The simple answer is that you can normalize the peaks to 0dB which is the digital maximum for most formats. There is a Normalize effect, or there is a preset in the Amplify effect that makes it easy after recording.

[quaote]Reverb seems to quiet a piece. Is it best to amplify music after I apply reverb, or amplify the original, apply reverb, and amplify again? Thanks again.[/quote]You want to set the levels as the last step, after EQ or any other effects. Most reverb effects actually add to the loudness…

When recording, your ADC (analog-to-digital converter) has a fixed number of bits which limits the “loudness”. If you try to go too loud, you will overload the ADC and get clipping (distorted flat-topped waves). Since you can’t predict the levels in advance, most people shoot-for peaks between -3 and -6dB. Your waveforms look pretty good!

Sometimes there is no volume control on the analog side (like many USB microphones or USB turntables). With a microphone, you can adjust the acoustic loudness or get closer/farther from the mic, but with a turntable there is nothing you can do.

If you hit 0dB during recording, you are probably clipping.

On the other hand, If the signal is too low you can get noise problems, because when you boost the signal you also boost the background noise.
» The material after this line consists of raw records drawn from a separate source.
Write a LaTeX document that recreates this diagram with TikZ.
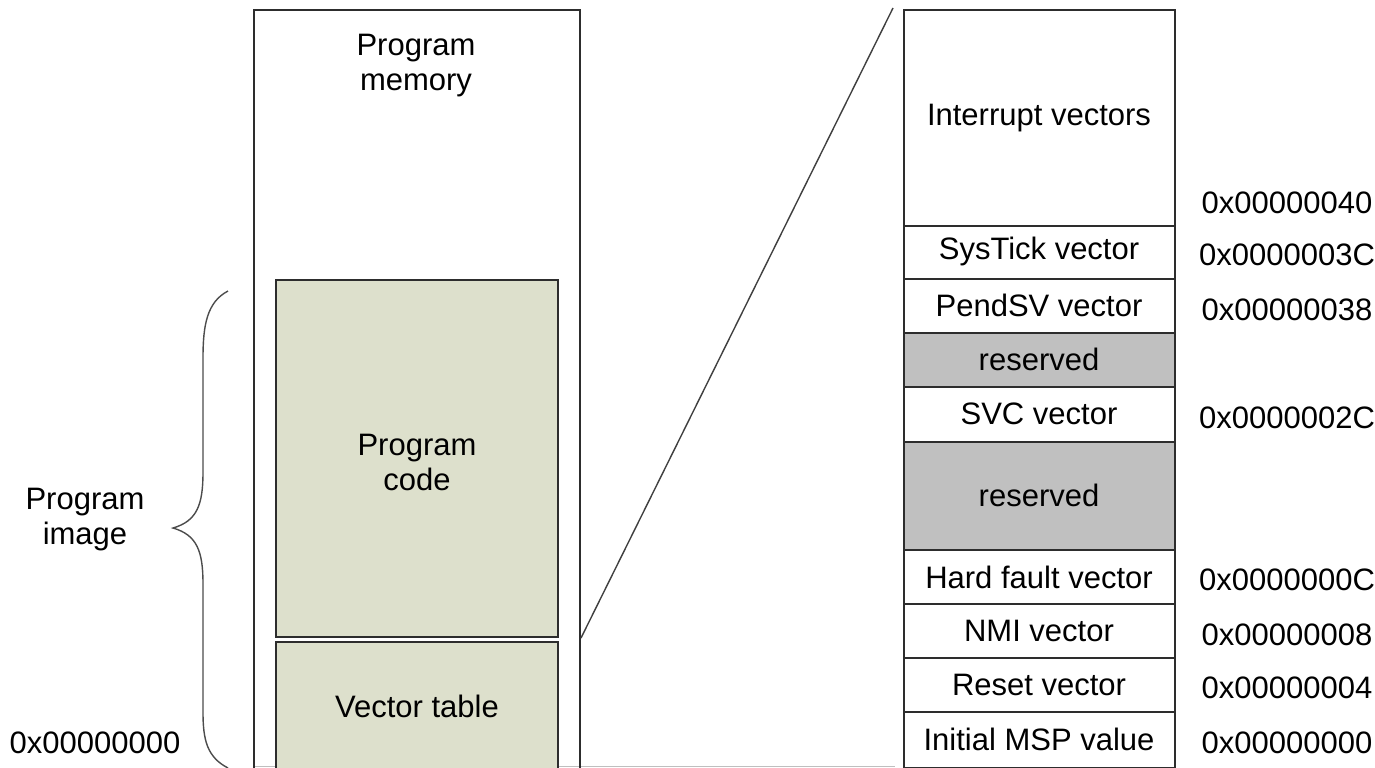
\documentclass[tikz,border=0pt]{standalone}
\usepackage{fontspec}
\setmainfont{Liberation Sans}
\usetikzlibrary{fit}
\definecolor{codegreen}{RGB}{221,224,204}
\definecolor{resgray}{RGB}{192,192,192}
\definecolor{edgec}{RGB}{45,45,45}
\begin{document}
\begin{tikzpicture}[x=0.5pt,y=-0.5pt,
  font=\fontsize{15.5}{17.5}\selectfont,
  box/.style={draw=edgec, line width=1pt, inner sep=0pt},
  codebox/.style={box, fill=codegreen},
  cell/.style={box, fill=white},
  rescell/.style={box, fill=resgray},
  lbl/.style={align=center, inner sep=0pt},
  addr/.style={inner sep=0pt},
  thinline/.style={draw=black!75, line width=0.7pt},
  bracestyle/.style={draw=black!70, line width=0.7pt}]
\useasboundingbox (0,0) rectangle (1375,767);
\clip (0,0) rectangle (1375,767);
\fill[white] (0,0) rectangle (1375,767);
\draw[black!25, line width=0.5pt] (254,766) -- (895,766);
% left memory column
\node[box, fit={(254,10) (580,790)}] (mem) {};
\node[lbl] (memtxt) at (416,66) {Program\\memory};
\node[codebox, fit={(276,280) (558,637)}] (code) {};
\node[lbl] (codetxt) at (417,462) {Program\\code};
\node[codebox, fit={(276,642) (558,770)}] (vt) {};
\node[lbl] (vttxt) at (417,706) {Vector table};
% brace and labels
\draw[bracestyle] (228,291) .. controls (207,302) and (203,325) .. (203,358)
  -- (203,472) .. controls (203,505) and (197,521) .. (173,528)
  .. controls (197,535) and (203,551) .. (203,584)
  -- (203,712) .. controls (203,740) and (207,757) .. (228,768);
\node[lbl] (pimg) at (85,520) {Program\\image};
\node[addr] (a0left) at (95,743) {0x00000000};
% zoom line
\coordinate (dtop) at (893,8);
\draw[thinline] (mem.east |- code.south) -- (dtop);
% vector table detail
\node[cell, fit={(904,10) (1175,226)}] (r1) {};
\node[cell, fit={(904,226) (1175,279)}] (r2) {};
\node[cell, fit={(904,279) (1175,333)}] (r3) {};
\node[rescell, fit={(904,333) (1175,387)}] (r4) {};
\node[cell, fit={(904,387) (1175,442)}] (r5) {};
\node[rescell, fit={(904,442) (1175,550)}] (r6) {};
\node[cell, fit={(904,550) (1175,604)}] (r7) {};
\node[cell, fit={(904,604) (1175,658)}] (r8) {};
\node[cell, fit={(904,658) (1175,712)}] (r9) {};
\node[cell, fit={(904,712) (1175,768)}] (r10) {};
\node[lbl] at (1039,118) {Interrupt vectors};
\node[lbl] at (1039,251) {SysTick vector};
\node[lbl] at (1039,305) {PendSV vector};
\node[lbl] at (1039,359) {reserved};
\node[lbl] at (1039,414) {SVC vector};
\node[lbl] at (1039,495) {reserved};
\node[lbl] at (1039,577) {Hard fault vector};
\node[lbl] at (1039,631) {NMI vector};
\node[lbl] at (1039,685) {Reset vector};
\node[lbl] at (1039,739) {Initial MSP value};
% addresses
\node[addr] (a40) at (1287,203) {0x00000040};
\node[addr] (a3c) at (1287,255) {0x0000003C};
\node[addr] (a38) at (1287,310) {0x00000038};
\node[addr] (a2c) at (1287,418) {0x0000002C};
\node[addr] (a0c) at (1287,580) {0x0000000C};
\node[addr] (a08) at (1287,635) {0x00000008};
\node[addr] (a04) at (1287,688) {0x00000004};
\node[addr] (a00) at (1287,743) {0x00000000};
\end{tikzpicture}
\end{document}
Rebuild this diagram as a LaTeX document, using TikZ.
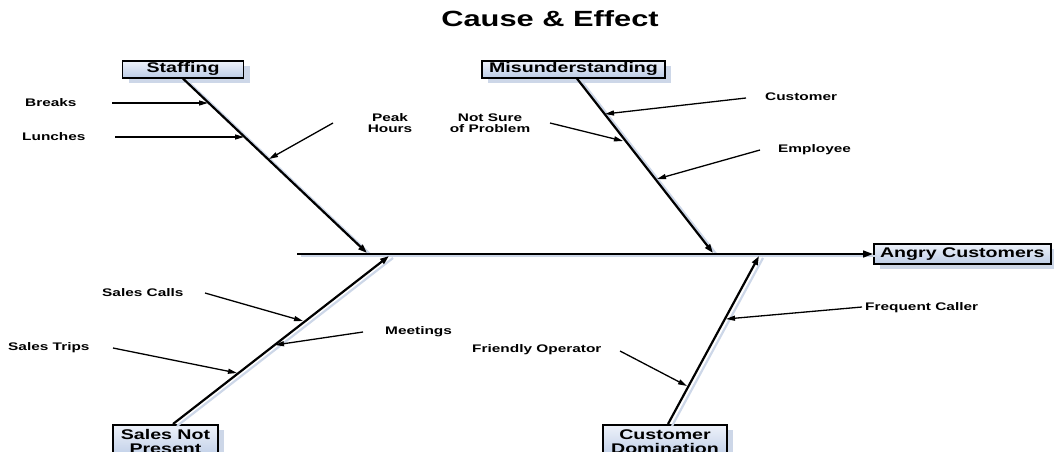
\documentclass[tikz,border=0pt]{standalone}
\usepackage{fontspec}
\setmainfont{Liberation Sans}[FakeStretch=1.4]
\usetikzlibrary{arrows.meta,calc,shadows}
\definecolor{boxtop}{RGB}{238,242,250}
\definecolor{boxbot}{RGB}{188,204,230}
\definecolor{boxshade}{RGB}{205,215,232}
\begin{document}
\begin{tikzpicture}[x=1pt,y=-1pt,
  cause/.style={draw=black,line width=1.6pt,top color=boxtop,bottom color=boxbot,
    drop shadow={shadow xshift=6pt,shadow yshift=-5pt,fill=boxshade,opacity=1},
    font=\fontsize{14}{14}\selectfont\bfseries,inner sep=0pt,minimum height=17,align=center},
  cue/.style={font=\fontsize{11}{11}\selectfont\bfseries,inner sep=0pt,anchor=west},
  bone/.style={line width=2.2pt,-{Triangle[length=9pt,width=6pt]}},
  boneshade/.style={line width=2.2pt,color=boxshade,transform canvas={shift={(4pt,-2pt)}}},
  twig/.style={line width=1.3pt,-{Triangle[length=9pt,width=5pt]}}]
  \useasboundingbox (0,0) rectangle (1054,452);

  \node[font=\fontsize{22}{22}\selectfont\bfseries] (title) at (550,19) {Cause \& Effect};

  % boxes
  \node[cause,anchor=north,minimum width=121] (staff) at (183,60) {Staffing};
  \node[cause,anchor=north,minimum width=183] (mis) at (573.5,60) {Misunderstanding};
  \node[cause,anchor=north,minimum width=105,minimum height=34] (sales) at (165.5,424) {Sales Not\\Present};
  \node[cause,anchor=north,minimum width=124,minimum height=34] (cust) at (665,424) {Customer\\Domination};
  \node[cause,anchor=west,minimum width=177,minimum height=20] (angry) at (873,254) {Angry Customers};

  % bone ends
  \coordinate (tail) at (297,254);
  \coordinate (staffE) at (367,253);
  \coordinate (misS) at ($(mis.south)+(3.5,0)$);
  \coordinate (misE) at (713,253);
  \coordinate (salesS) at ($(sales.north)+(7.5,0)$);
  \coordinate (salesE) at (389,256);
  \coordinate (custS) at ($(cust.north)+(3,0)$);
  \coordinate (custE) at (759,256);

  \draw[boneshade] (tail) -- (angry.west);
  \draw[boneshade] (staff.south) -- (staffE);
  \draw[boneshade] (misS) -- (misE);
  \draw[boneshade] (salesS) -- (salesE);
  \draw[boneshade] (custS) -- (custE);

  \draw[line width=1.5pt,-{Triangle[length=10pt,width=7pt]}] (tail) -- (angry.west);% spine
  \draw[bone] (staff.south) -- (staffE);% staffing
  \draw[bone] (misS) -- (misE);% misunderstanding
  \draw[bone] (salesS) -- (salesE);% sales not present
  \draw[bone] (custS) -- (custE);% customer domination

  % causes
  \node[cue] (breaks) at (25,103) {Breaks};
  \node[cue] (lunches) at (22,137) {Lunches};
  \node[cue,anchor=center,align=center] (peak) at (390,123) {Peak\\Hours};
  \node[cue] (customer) at (765,97) {Customer};
  \node[cue,anchor=center,align=center] (notsure) at (490,123) {Not Sure\\of Problem};
  \node[cue] (employee) at (778,150) {Employee};
  \node[cue] (calls) at (102,293) {Sales Calls};
  \node[cue] (meetings) at (385,332) {Meetings};
  \node[cue] (trips) at (8,348) {Sales Trips};
  \node[cue] (frequent) at (865,308) {Frequent Caller};
  \node[cue] (friendly) at (472,350) {Friendly Operator};

  \coordinate (breaksT) at (112,103);   \coordinate (breaksH) at (208,103);
  \coordinate (lunchesT) at (115,137);  \coordinate (lunchesH) at (244,137);
  \coordinate (peakT) at (333,123);     \coordinate (peakH) at (269,159);
  \coordinate (customerT) at (746,98);  \coordinate (customerH) at (605,114);
  \coordinate (notsureT) at (550,123);  \coordinate (notsureH) at (623,141);
  \coordinate (employeeT) at (760,150); \coordinate (employeeH) at (657,179);
  \coordinate (callsT) at (205,293);    \coordinate (callsH) at (303,321);
  \coordinate (meetingsT) at (363,332); \coordinate (meetingsH) at (275,345);
  \coordinate (tripsT) at (113,348);    \coordinate (tripsH) at (237,373);
  \coordinate (frequentT) at (862,307); \coordinate (frequentH) at (726,319);
  \coordinate (friendlyT) at (620,351); \coordinate (friendlyH) at (687,386);

  \draw[twig] (breaksT) -- (breaksH);% breaks to staffing
  \draw[twig] (lunchesT) -- (lunchesH);% lunches to staffing
  \draw[twig] (peakT) -- (peakH);% peak hours to staffing
  \draw[twig] (customerT) -- (customerH);% customer to misunderstanding
  \draw[twig] (notsureT) -- (notsureH);% not sure to misunderstanding
  \draw[twig] (employeeT) -- (employeeH);% employee to misunderstanding
  \draw[twig] (callsT) -- (callsH);% sales calls to sales
  \draw[twig] (meetingsT) -- (meetingsH);% meetings to sales
  \draw[twig] (tripsT) -- (tripsH);% sales trips to sales
  \draw[twig] (frequentT) -- (frequentH);% frequent caller to customer domination
  \draw[twig] (friendlyT) -- (friendlyH);% friendly operator to customer domination
\end{tikzpicture}
\end{document}
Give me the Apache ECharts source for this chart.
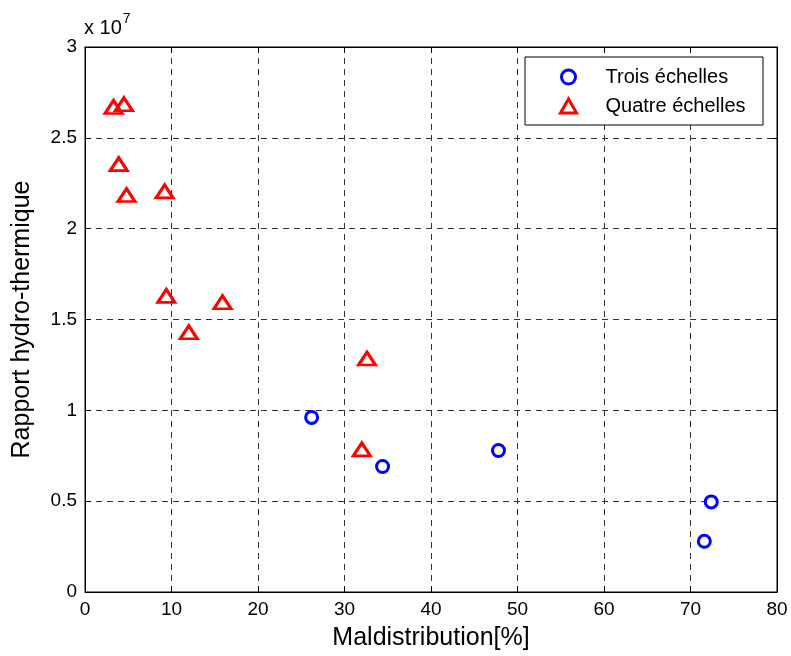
<!DOCTYPE html>
<html>
<head>
<meta charset="utf-8">
<script src="https://cdn.jsdelivr.net/npm/echarts@6/dist/echarts.min.js"></script>
<style>html,body{margin:0;padding:0;background:#fff}#c{width:791px;height:656px}</style>
</head>
<body>
<div id="c"></div>
<script>
// Data (y values in units of 1e7)
const troisX = [26.2, 34.4, 47.8, 72.4, 71.6];
const troisY = [0.961, 0.691, 0.779, 0.496, 0.279];
const quatreX = [3.3, 4.5, 3.9, 4.8, 9.2, 9.4, 15.9, 12.0, 32.6, 32.0];
const quatreY = [2.67, 2.685, 2.355, 2.185, 2.205, 1.63, 1.595, 1.43, 1.285, 0.785];
const seriesNames = ['Trois échelles', 'Quatre échelles'];
const xName = 'Maldistribution[%]';
const yName = 'Rapport hydro-thermique';

const font = 'Arial, "Liberation Sans", Helvetica, sans-serif';
const grid = {left: 85, right: 14, top: 47, bottom: 63};
const gridLine = {show: true, lineStyle: {color: '#333', type: [6, 5], width: 1}};
const tickIn = {show: true, inside: true, length: 6, lineStyle: {color: '#000'}};

const chart = echarts.init(document.getElementById('c'));
chart.setOption({
  backgroundColor: '#fff',
  animation: false,
  textStyle: {fontFamily: font},
  grid: Object.assign({show: true, borderColor: '#000', borderWidth: 1, backgroundColor: 'transparent'}, grid),
  graphic: [
    {type: 'rect', z: 20, shape: {x: 525, y: 57, width: 238, height: 68},
     style: {fill: '#fff', stroke: '#000', lineWidth: 1}},
    {type: 'text', z: 20, left: 84, top: 12,
     style: {text: '{n|x 10}{s|7}', fill: '#000',
       rich: {n: {fontSize: 20, fontFamily: font, verticalAlign: 'bottom'},
              s: {fontSize: 14, fontFamily: font, verticalAlign: 'top', padding: [0, 0, 12, 1]}}}}
  ],
  legend: {
    z: 30, orient: 'vertical', left: 554, top: 62,
    itemWidth: 16, itemHeight: 14, itemGap: 9,
    textStyle: {fontSize: 20, color: '#000', fontFamily: font, padding: [0, 0, 0, 24]},
    data: [
      {name: seriesNames[0], icon: 'circle', itemStyle: {color: '#fff', borderColor: '#0000ff', borderWidth: 3}},
      {name: seriesNames[1], icon: 'triangle', itemStyle: {color: '#fff', borderColor: '#ff0000', borderWidth: 3}}
    ]
  },
  xAxis: [
    {type: 'value', min: 0, max: 80, interval: 10, position: 'bottom',
     name: xName, nameLocation: 'middle', nameGap: 34,
     nameTextStyle: {fontSize: 25, color: '#000', fontFamily: font},
     axisLine: {show: true, onZero: false, lineStyle: {color: '#000'}},
     axisTick: tickIn, splitLine: gridLine,
     axisLabel: {fontSize: 19, color: '#000', margin: 8, fontFamily: font}},
    {type: 'value', min: 0, max: 80, interval: 10, position: 'top',
     axisLine: {show: true, onZero: false, lineStyle: {color: '#000'}},
     axisTick: tickIn, splitLine: {show: false}, axisLabel: {show: false}}
  ],
  yAxis: [
    {type: 'value', min: 0, max: 3, interval: 0.5, position: 'left',
     name: yName, nameLocation: 'middle', nameGap: 50, nameRotate: 90,
     nameTextStyle: {fontSize: 25, color: '#000', fontFamily: font},
     axisLine: {show: true, onZero: false, lineStyle: {color: '#000'}},
     axisTick: tickIn, splitLine: gridLine,
     axisLabel: {fontSize: 19, color: '#000', margin: 8, fontFamily: font}},
    {type: 'value', min: 0, max: 3, interval: 0.5, position: 'right',
     axisLine: {show: true, onZero: false, lineStyle: {color: '#000'}},
     axisTick: tickIn, splitLine: {show: false}, axisLabel: {show: false}}
  ],
  series: [
    {name: seriesNames[0], type: 'scatter', symbol: 'circle', symbolSize: 12, z: 10,
     itemStyle: {color: '#fff', borderColor: '#0000ff', borderWidth: 3, opacity: 1},
     data: troisX.map((x, i) => [x, troisY[i]])},
    {name: seriesNames[1], type: 'scatter', symbol: 'triangle', symbolSize: [17, 13], z: 10,
     itemStyle: {color: 'rgba(255,255,255,0)', borderColor: '#ff0000', borderWidth: 3, opacity: 1},
     data: quatreX.map((x, i) => [x, quatreY[i]])}
  ]
});
</script>
</body>
</html>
How low is too low depends on your set-up… Pros recording with very-good 24-bit interfaces often record at about -18dB, especially when multi-tracking. When signals are mixed, they are added together, so you need more headroom. But, -18dB is probably going to be too noisy for most regular consumer soundcards

For example, with 16-bits you can “count” from -32,768 to +32,767, and this represents 0dBFS (zero decibels full scale). If you try to go above that, you will get clipping. You don’t have to remember the number… Just remember there is a limit to how high you can count. Internally, Audacity (and most audio editors) used floating-point numbers, so there is no limit and no problem with any effects that “temporarily” boost loudness over 0dB. But, when you save (export) a file, or with an analog-to-digital converter (recording), or digital-to-analog converter (playback), you can hit the integer limits.

Depending on what you are recording, you may have one big peak and this will be used as the peak-reference for normalization. So, you might have to do some “manual” adjustment before Normalizing. And, this can be a big problem if you are digitizing LPs, and the biggest peak is a “click”.

Now the tricky part… The peaks don’t correlate very well with perceived loudness. If you are making a CD, the usual procedure is to normalize all of the tracks, and than choose the quietest-sounding track as your reference. Then adjust-down the other tracks down (by ear) so that they all sound equally loud.

You can use dynamic compression (not related to file compression like MP3) to make the quiet parts louder without boosting/clipping the peaks. In practice, most modern CDs are compressed to death to make them louder everybody elses CD :slight_smile: rather than using the normalization & loudness-matching I described above. But this can make music very boring.

That’s when it gets complicated. Some effects need amplification to work well and some effects change the volume of the work leading to distortion and damage.

I would not Amplify (or Normalize) to 0. Odd things can happen that close to overload. There have been postings of people who amplified a show to 0, exported a WAV and then created distortion when they tried to export the same show as an MP3.

I know there are productions that “live” at 0. I have a number of pulsing dance tracks that do that continuously for three minutes. but they’re not intended for post production, just for listening, and if you try to do production with them, the distortion and clipping go up immediately.

Koz

Thanks, DVDdoug, for this explanation.

Koz, I’ll take your advice and try amplification at -1. That leaves a little headroom. :slight_smile:

I was about to post a question whether it was safer to amplify to say -0.5dB rather than 0dB then found this thread. I’ll follow Koz’s advice and amplify to -1dB. Thanks.